─── DATA FOR THIS EXERCISE ───

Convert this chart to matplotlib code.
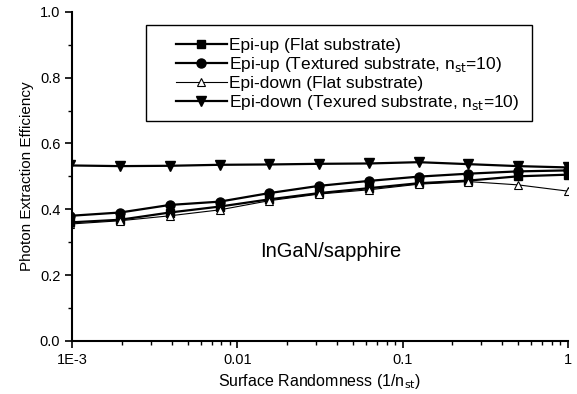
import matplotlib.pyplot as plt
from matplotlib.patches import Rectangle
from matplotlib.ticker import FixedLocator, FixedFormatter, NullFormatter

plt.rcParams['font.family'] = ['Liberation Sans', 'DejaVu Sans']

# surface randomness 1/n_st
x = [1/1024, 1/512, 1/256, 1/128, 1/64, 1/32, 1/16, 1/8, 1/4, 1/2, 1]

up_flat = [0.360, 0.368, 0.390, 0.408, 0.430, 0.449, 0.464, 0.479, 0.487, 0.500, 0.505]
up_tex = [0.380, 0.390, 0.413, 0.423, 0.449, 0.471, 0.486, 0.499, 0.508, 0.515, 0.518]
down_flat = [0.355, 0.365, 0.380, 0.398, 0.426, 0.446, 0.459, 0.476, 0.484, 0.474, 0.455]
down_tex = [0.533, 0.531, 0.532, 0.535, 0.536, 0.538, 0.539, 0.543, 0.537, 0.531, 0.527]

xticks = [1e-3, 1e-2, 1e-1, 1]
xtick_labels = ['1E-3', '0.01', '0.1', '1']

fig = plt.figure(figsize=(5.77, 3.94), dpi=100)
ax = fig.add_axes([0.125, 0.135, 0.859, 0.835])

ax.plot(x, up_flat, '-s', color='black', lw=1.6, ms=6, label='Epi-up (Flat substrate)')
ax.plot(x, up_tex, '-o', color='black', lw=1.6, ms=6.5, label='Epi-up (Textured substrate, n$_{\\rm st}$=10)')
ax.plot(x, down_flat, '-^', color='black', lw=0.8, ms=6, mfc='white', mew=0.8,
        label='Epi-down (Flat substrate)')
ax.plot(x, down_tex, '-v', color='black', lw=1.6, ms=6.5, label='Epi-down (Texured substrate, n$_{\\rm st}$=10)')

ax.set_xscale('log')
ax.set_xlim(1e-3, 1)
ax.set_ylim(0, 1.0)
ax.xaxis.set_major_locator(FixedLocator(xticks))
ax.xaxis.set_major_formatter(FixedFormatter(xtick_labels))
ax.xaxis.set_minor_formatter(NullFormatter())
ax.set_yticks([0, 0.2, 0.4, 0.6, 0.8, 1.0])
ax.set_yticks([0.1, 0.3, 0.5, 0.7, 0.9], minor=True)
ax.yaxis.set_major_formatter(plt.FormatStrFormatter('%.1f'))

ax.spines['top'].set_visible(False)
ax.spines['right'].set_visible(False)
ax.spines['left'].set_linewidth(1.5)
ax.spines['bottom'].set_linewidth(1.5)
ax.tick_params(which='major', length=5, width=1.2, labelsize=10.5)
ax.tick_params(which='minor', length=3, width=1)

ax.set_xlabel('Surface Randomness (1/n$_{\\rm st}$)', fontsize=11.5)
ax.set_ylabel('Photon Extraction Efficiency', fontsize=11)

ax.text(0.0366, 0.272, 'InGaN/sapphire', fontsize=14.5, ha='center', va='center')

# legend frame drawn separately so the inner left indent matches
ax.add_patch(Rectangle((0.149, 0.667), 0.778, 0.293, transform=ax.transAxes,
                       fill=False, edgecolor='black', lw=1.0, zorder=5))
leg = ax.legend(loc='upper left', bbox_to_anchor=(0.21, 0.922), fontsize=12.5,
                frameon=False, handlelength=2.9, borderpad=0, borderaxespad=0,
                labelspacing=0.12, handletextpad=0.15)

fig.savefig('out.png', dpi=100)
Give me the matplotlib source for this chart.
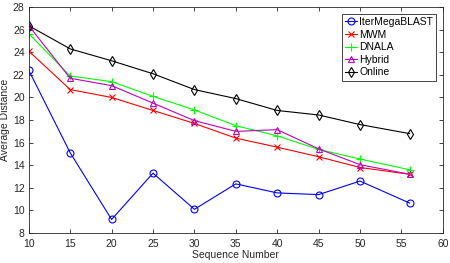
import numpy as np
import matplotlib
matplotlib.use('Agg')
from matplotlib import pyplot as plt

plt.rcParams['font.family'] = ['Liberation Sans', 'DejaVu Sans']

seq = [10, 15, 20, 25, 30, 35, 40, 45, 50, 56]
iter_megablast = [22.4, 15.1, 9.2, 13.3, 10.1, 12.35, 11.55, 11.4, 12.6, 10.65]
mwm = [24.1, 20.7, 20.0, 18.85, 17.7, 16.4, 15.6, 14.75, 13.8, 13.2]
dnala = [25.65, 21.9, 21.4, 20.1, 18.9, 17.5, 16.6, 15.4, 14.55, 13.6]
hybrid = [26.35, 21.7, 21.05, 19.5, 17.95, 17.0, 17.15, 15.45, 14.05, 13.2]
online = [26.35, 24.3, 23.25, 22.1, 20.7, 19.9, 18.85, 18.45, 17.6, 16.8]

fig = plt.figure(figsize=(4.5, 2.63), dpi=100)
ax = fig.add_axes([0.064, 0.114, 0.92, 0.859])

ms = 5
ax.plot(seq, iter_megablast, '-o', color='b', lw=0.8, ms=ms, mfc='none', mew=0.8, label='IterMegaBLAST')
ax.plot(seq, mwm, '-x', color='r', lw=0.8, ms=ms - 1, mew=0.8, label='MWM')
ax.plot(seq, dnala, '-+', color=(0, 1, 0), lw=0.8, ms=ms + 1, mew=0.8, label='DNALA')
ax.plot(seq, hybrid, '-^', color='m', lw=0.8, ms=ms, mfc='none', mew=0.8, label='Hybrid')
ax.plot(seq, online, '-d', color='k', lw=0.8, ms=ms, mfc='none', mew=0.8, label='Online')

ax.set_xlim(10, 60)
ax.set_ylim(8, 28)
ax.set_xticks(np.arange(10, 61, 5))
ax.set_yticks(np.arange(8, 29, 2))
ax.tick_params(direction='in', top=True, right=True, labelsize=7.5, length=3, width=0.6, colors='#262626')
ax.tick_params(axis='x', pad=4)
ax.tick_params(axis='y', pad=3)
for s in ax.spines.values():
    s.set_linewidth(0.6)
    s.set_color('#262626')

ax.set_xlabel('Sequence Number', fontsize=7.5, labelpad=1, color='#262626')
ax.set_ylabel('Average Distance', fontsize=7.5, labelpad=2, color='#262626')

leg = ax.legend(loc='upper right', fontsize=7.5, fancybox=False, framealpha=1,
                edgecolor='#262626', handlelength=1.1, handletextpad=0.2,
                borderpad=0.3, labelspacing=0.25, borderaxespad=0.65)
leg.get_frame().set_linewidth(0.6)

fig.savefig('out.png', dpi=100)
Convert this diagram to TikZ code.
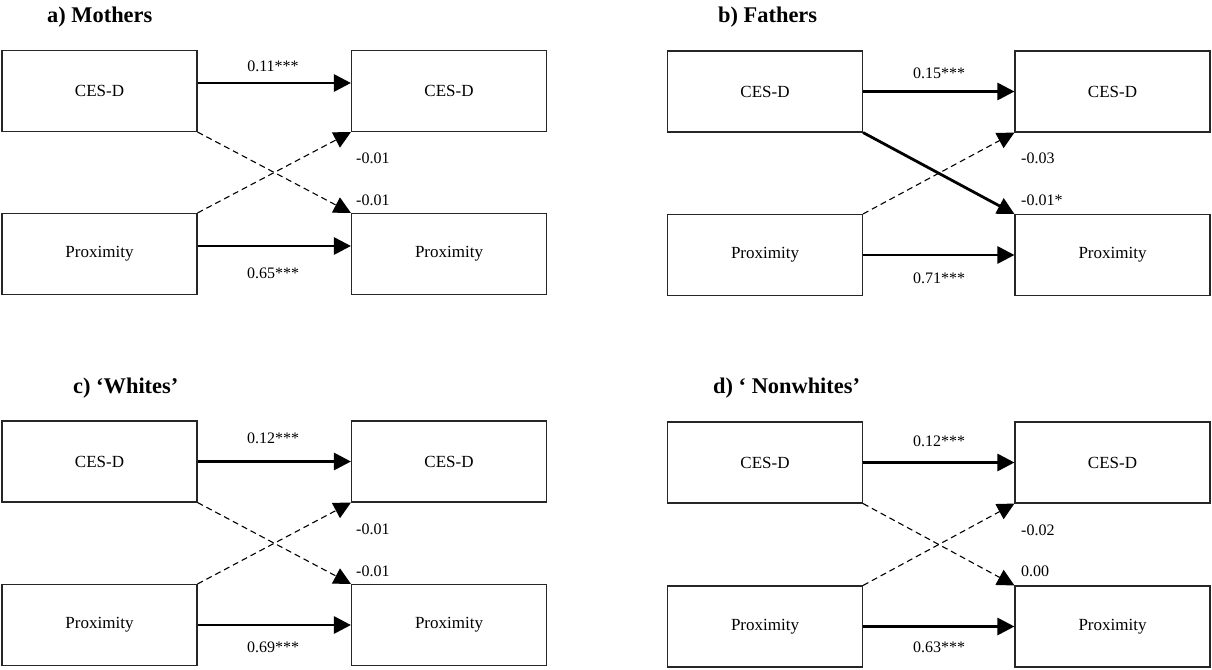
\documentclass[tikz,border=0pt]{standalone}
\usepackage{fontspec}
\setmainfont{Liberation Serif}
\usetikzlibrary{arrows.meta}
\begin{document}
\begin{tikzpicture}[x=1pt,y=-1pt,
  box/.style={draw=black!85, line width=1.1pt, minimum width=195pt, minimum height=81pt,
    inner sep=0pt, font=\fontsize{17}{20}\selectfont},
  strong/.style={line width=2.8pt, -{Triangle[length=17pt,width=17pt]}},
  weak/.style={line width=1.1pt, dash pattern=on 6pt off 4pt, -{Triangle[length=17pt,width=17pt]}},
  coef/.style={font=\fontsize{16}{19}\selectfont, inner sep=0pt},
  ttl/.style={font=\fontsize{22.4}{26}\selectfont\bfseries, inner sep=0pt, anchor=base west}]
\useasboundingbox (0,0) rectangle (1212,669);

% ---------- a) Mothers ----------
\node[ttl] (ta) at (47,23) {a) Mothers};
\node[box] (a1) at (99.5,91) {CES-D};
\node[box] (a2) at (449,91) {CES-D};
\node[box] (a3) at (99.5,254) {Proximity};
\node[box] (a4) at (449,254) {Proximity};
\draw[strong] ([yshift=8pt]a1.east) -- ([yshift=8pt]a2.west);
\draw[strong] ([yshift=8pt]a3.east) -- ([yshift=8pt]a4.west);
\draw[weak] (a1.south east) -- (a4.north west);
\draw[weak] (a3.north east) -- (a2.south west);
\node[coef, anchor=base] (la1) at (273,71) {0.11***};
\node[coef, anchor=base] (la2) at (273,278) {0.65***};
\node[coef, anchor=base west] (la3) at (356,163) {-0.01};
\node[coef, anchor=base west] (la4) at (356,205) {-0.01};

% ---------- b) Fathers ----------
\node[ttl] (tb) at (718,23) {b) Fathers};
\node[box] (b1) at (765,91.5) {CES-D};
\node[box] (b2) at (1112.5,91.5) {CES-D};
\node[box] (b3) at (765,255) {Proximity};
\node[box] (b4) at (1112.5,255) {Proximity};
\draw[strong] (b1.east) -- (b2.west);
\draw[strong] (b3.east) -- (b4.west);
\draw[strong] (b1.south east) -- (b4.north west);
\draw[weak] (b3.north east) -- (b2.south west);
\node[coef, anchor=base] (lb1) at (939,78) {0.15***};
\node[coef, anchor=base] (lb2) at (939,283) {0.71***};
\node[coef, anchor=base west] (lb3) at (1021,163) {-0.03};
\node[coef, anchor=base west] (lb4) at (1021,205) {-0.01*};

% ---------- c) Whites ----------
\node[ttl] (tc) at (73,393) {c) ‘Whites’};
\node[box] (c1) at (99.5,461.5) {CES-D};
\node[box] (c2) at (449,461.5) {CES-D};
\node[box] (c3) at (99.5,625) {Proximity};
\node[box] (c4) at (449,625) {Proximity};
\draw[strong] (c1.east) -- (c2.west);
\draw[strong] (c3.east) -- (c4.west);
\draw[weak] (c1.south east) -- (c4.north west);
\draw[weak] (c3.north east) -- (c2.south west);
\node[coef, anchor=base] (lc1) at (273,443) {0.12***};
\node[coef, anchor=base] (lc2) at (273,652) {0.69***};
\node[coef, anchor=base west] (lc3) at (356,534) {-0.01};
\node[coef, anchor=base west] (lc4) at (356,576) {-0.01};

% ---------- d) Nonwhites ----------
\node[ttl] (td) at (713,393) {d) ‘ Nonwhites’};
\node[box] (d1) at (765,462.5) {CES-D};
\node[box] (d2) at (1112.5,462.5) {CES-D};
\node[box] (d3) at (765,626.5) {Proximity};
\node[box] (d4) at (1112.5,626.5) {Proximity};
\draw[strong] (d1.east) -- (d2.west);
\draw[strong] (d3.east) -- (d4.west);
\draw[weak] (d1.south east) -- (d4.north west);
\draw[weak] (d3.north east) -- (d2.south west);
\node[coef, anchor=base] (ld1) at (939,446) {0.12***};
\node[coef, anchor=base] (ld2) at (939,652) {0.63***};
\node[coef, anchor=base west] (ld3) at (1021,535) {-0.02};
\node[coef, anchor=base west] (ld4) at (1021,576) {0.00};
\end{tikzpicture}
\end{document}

───

EXERCISE DETAILS: Leave the pictures out, and restate exactly the lines from the start of the records through the one that contains "ax = fig.add_axes([0.125, 0.135, 0.859, 0.835])".

COMPLETED TASK:
Convert this chart to matplotlib code.
import matplotlib.pyplot as plt
from matplotlib.patches import Rectangle
from matplotlib.ticker import FixedLocator, FixedFormatter, NullFormatter

plt.rcParams['font.family'] = ['Liberation Sans', 'DejaVu Sans']

# surface randomness 1/n_st
x = [1/1024, 1/512, 1/256, 1/128, 1/64, 1/32, 1/16, 1/8, 1/4, 1/2, 1]

up_flat = [0.360, 0.368, 0.390, 0.408, 0.430, 0.449, 0.464, 0.479, 0.487, 0.500, 0.505]
up_tex = [0.380, 0.390, 0.413, 0.423, 0.449, 0.471, 0.486, 0.499, 0.508, 0.515, 0.518]
down_flat = [0.355, 0.365, 0.380, 0.398, 0.426, 0.446, 0.459, 0.476, 0.484, 0.474, 0.455]
down_tex = [0.533, 0.531, 0.532, 0.535, 0.536, 0.538, 0.539, 0.543, 0.537, 0.531, 0.527]

xticks = [1e-3, 1e-2, 1e-1, 1]
xtick_labels = ['1E-3', '0.01', '0.1', '1']

fig = plt.figure(figsize=(5.77, 3.94), dpi=100)
ax = fig.add_axes([0.125, 0.135, 0.859, 0.835])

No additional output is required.